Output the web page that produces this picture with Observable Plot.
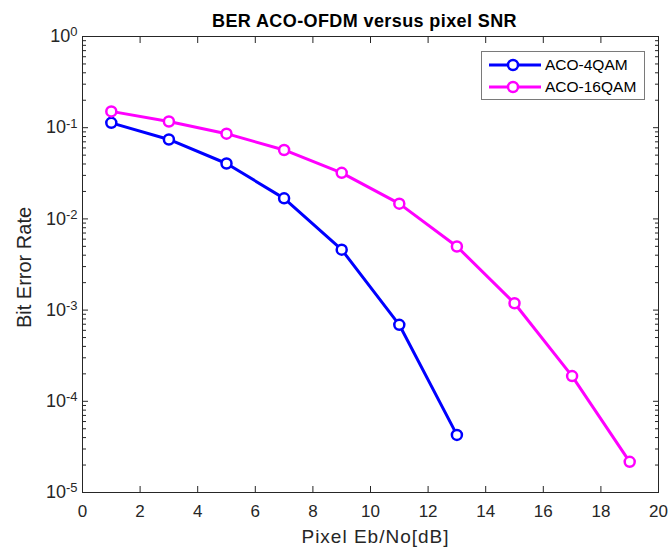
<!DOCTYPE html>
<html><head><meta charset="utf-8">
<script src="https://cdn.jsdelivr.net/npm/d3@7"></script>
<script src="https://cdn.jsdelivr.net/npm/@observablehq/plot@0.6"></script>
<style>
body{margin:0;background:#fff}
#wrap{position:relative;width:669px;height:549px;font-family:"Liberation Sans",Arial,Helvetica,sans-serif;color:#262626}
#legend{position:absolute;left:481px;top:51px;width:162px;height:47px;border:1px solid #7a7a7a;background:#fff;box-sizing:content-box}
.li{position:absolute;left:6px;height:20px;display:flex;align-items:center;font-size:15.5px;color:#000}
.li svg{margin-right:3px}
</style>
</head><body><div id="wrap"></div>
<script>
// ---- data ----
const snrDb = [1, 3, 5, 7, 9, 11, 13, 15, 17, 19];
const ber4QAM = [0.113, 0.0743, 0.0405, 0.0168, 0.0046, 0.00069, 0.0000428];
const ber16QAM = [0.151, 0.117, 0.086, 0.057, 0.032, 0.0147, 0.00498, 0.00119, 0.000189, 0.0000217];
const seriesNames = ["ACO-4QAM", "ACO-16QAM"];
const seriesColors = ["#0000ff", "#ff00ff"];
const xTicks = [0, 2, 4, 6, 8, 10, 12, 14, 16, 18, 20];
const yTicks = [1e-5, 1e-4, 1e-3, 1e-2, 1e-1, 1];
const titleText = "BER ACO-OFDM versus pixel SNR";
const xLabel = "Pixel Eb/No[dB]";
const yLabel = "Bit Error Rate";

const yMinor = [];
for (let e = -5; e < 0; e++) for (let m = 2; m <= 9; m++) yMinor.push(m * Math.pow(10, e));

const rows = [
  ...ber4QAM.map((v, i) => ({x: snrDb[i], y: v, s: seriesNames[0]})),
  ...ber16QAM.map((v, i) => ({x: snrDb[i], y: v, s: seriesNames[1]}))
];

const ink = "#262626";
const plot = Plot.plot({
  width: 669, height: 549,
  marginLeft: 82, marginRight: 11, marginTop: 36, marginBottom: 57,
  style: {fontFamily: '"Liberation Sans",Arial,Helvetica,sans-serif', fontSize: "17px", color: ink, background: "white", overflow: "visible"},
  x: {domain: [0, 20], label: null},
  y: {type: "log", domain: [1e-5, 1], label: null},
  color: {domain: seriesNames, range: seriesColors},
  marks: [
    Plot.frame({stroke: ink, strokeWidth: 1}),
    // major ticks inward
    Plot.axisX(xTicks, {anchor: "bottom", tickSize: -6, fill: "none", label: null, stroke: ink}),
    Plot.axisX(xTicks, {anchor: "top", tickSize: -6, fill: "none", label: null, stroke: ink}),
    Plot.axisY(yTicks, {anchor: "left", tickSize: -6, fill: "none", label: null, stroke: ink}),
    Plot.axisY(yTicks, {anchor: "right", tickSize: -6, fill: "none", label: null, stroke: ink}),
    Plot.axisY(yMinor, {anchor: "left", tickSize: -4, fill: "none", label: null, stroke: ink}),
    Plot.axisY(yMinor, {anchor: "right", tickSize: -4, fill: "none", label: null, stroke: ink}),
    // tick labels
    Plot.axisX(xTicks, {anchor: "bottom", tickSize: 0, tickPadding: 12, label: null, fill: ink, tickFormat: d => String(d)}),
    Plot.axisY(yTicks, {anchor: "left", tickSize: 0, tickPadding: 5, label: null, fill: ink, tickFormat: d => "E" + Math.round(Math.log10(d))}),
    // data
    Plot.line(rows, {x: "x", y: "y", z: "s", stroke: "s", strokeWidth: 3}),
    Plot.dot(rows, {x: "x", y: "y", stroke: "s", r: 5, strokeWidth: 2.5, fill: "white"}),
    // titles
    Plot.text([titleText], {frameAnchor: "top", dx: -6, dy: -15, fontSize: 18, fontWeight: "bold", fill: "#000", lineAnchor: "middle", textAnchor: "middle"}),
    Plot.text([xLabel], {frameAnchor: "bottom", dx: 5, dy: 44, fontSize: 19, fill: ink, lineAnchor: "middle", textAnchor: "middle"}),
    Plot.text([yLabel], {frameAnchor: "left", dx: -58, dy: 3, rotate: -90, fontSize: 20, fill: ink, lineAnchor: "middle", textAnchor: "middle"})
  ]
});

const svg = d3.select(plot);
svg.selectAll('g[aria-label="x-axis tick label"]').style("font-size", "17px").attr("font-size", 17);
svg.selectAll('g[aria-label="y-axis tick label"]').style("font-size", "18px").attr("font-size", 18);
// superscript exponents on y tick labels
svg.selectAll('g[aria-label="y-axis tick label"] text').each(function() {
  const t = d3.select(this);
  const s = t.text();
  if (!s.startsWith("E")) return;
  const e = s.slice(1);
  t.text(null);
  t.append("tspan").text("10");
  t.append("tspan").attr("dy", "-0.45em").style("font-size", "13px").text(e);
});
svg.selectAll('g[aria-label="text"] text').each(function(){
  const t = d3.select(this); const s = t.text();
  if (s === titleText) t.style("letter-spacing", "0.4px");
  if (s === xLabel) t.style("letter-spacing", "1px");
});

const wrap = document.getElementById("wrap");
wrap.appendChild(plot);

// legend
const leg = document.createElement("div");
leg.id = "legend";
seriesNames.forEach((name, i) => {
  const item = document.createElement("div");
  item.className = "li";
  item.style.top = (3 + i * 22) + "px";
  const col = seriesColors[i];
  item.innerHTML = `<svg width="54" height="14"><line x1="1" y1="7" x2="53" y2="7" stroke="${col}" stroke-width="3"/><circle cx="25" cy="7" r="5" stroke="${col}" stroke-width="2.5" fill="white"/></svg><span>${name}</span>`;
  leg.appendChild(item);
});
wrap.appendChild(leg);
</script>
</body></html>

::::

_Exercise aim_
Give every line above again exactly, with no pictures.

_Completed exercise_
Output the web page that produces this picture with Observable Plot.
<!DOCTYPE html>
<html><head><meta charset="utf-8">
<script src="https://cdn.jsdelivr.net/npm/d3@7"></script>
<script src="https://cdn.jsdelivr.net/npm/@observablehq/plot@0.6"></script>
<style>
body{margin:0;background:#fff}
#wrap{position:relative;width:669px;height:549px;font-family:"Liberation Sans",Arial,Helvetica,sans-serif;color:#262626}
#legend{position:absolute;left:481px;top:51px;width:162px;height:47px;border:1px solid #7a7a7a;background:#fff;box-sizing:content-box}
.li{position:absolute;left:6px;height:20px;display:flex;align-items:center;font-size:15.5px;color:#000}
.li svg{margin-right:3px}
</style>
</head><body><div id="wrap"></div>
<script>
// ---- data ----
const snrDb = [1, 3, 5, 7, 9, 11, 13, 15, 17, 19];
const ber4QAM = [0.113, 0.0743, 0.0405, 0.0168, 0.0046, 0.00069, 0.0000428];
const ber16QAM = [0.151, 0.117, 0.086, 0.057, 0.032, 0.0147, 0.00498, 0.00119, 0.000189, 0.0000217];
const seriesNames = ["ACO-4QAM", "ACO-16QAM"];
const seriesColors = ["#0000ff", "#ff00ff"];
const xTicks = [0, 2, 4, 6, 8, 10, 12, 14, 16, 18, 20];
const yTicks = [1e-5, 1e-4, 1e-3, 1e-2, 1e-1, 1];
const titleText = "BER ACO-OFDM versus pixel SNR";
const xLabel = "Pixel Eb/No[dB]";
const yLabel = "Bit Error Rate";

const yMinor = [];
for (let e = -5; e < 0; e++) for (let m = 2; m <= 9; m++) yMinor.push(m * Math.pow(10, e));

const rows = [
  ...ber4QAM.map((v, i) => ({x: snrDb[i], y: v, s: seriesNames[0]})),
  ...ber16QAM.map((v, i) => ({x: snrDb[i], y: v, s: seriesNames[1]}))
];

const ink = "#262626";
const plot = Plot.plot({
  width: 669, height: 549,
  marginLeft: 82, marginRight: 11, marginTop: 36, marginBottom: 57,
  style: {fontFamily: '"Liberation Sans",Arial,Helvetica,sans-serif', fontSize: "17px", color: ink, background: "white", overflow: "visible"},
  x: {domain: [0, 20], label: null},
  y: {type: "log", domain: [1e-5, 1], label: null},
  color: {domain: seriesNames, range: seriesColors},
  marks: [
    Plot.frame({stroke: ink, strokeWidth: 1}),
    // major ticks inward
    Plot.axisX(xTicks, {anchor: "bottom", tickSize: -6, fill: "none", label: null, stroke: ink}),
    Plot.axisX(xTicks, {anchor: "top", tickSize: -6, fill: "none", label: null, stroke: ink}),
    Plot.axisY(yTicks, {anchor: "left", tickSize: -6, fill: "none", label: null, stroke: ink}),
    Plot.axisY(yTicks, {anchor: "right", tickSize: -6, fill: "none", label: null, stroke: ink}),
    Plot.axisY(yMinor, {anchor: "left", tickSize: -4, fill: "none", label: null, stroke: ink}),
    Plot.axisY(yMinor, {anchor: "right", tickSize: -4, fill: "none", label: null, stroke: ink}),
    // tick labels
    Plot.axisX(xTicks, {anchor: "bottom", tickSize: 0, tickPadding: 12, label: null, fill: ink, tickFormat: d => String(d)}),
    Plot.axisY(yTicks, {anchor: "left", tickSize: 0, tickPadding: 5, label: null, fill: ink, tickFormat: d => "E" + Math.round(Math.log10(d))}),
    // data
    Plot.line(rows, {x: "x", y: "y", z: "s", stroke: "s", strokeWidth: 3}),
    Plot.dot(rows, {x: "x", y: "y", stroke: "s", r: 5, strokeWidth: 2.5, fill: "white"}),
    // titles
    Plot.text([titleText], {frameAnchor: "top", dx: -6, dy: -15, fontSize: 18, fontWeight: "bold", fill: "#000", lineAnchor: "middle", textAnchor: "middle"}),
    Plot.text([xLabel], {frameAnchor: "bottom", dx: 5, dy: 44, fontSize: 19, fill: ink, lineAnchor: "middle", textAnchor: "middle"}),
    Plot.text([yLabel], {frameAnchor: "left", dx: -58, dy: 3, rotate: -90, fontSize: 20, fill: ink, lineAnchor: "middle", textAnchor: "middle"})
  ]
});

const svg = d3.select(plot);
svg.selectAll('g[aria-label="x-axis tick label"]').style("font-size", "17px").attr("font-size", 17);
svg.selectAll('g[aria-label="y-axis tick label"]').style("font-size", "18px").attr("font-size", 18);
// superscript exponents on y tick labels
svg.selectAll('g[aria-label="y-axis tick label"] text').each(function() {
  const t = d3.select(this);
  const s = t.text();
  if (!s.startsWith("E")) return;
  const e = s.slice(1);
  t.text(null);
  t.append("tspan").text("10");
  t.append("tspan").attr("dy", "-0.45em").style("font-size", "13px").text(e);
});
svg.selectAll('g[aria-label="text"] text').each(function(){
  const t = d3.select(this); const s = t.text();
  if (s === titleText) t.style("letter-spacing", "0.4px");
  if (s === xLabel) t.style("letter-spacing", "1px");
});

const wrap = document.getElementById("wrap");
wrap.appendChild(plot);

// legend
const leg = document.createElement("div");
leg.id = "legend";
seriesNames.forEach((name, i) => {
  const item = document.createElement("div");
  item.className = "li";
  item.style.top = (3 + i * 22) + "px";
  const col = seriesColors[i];
  item.innerHTML = `<svg width="54" height="14"><line x1="1" y1="7" x2="53" y2="7" stroke="${col}" stroke-width="3"/><circle cx="25" cy="7" r="5" stroke="${col}" stroke-width="2.5" fill="white"/></svg><span>${name}</span>`;
  leg.appendChild(item);
});
wrap.appendChild(leg);
</script>
</body></html>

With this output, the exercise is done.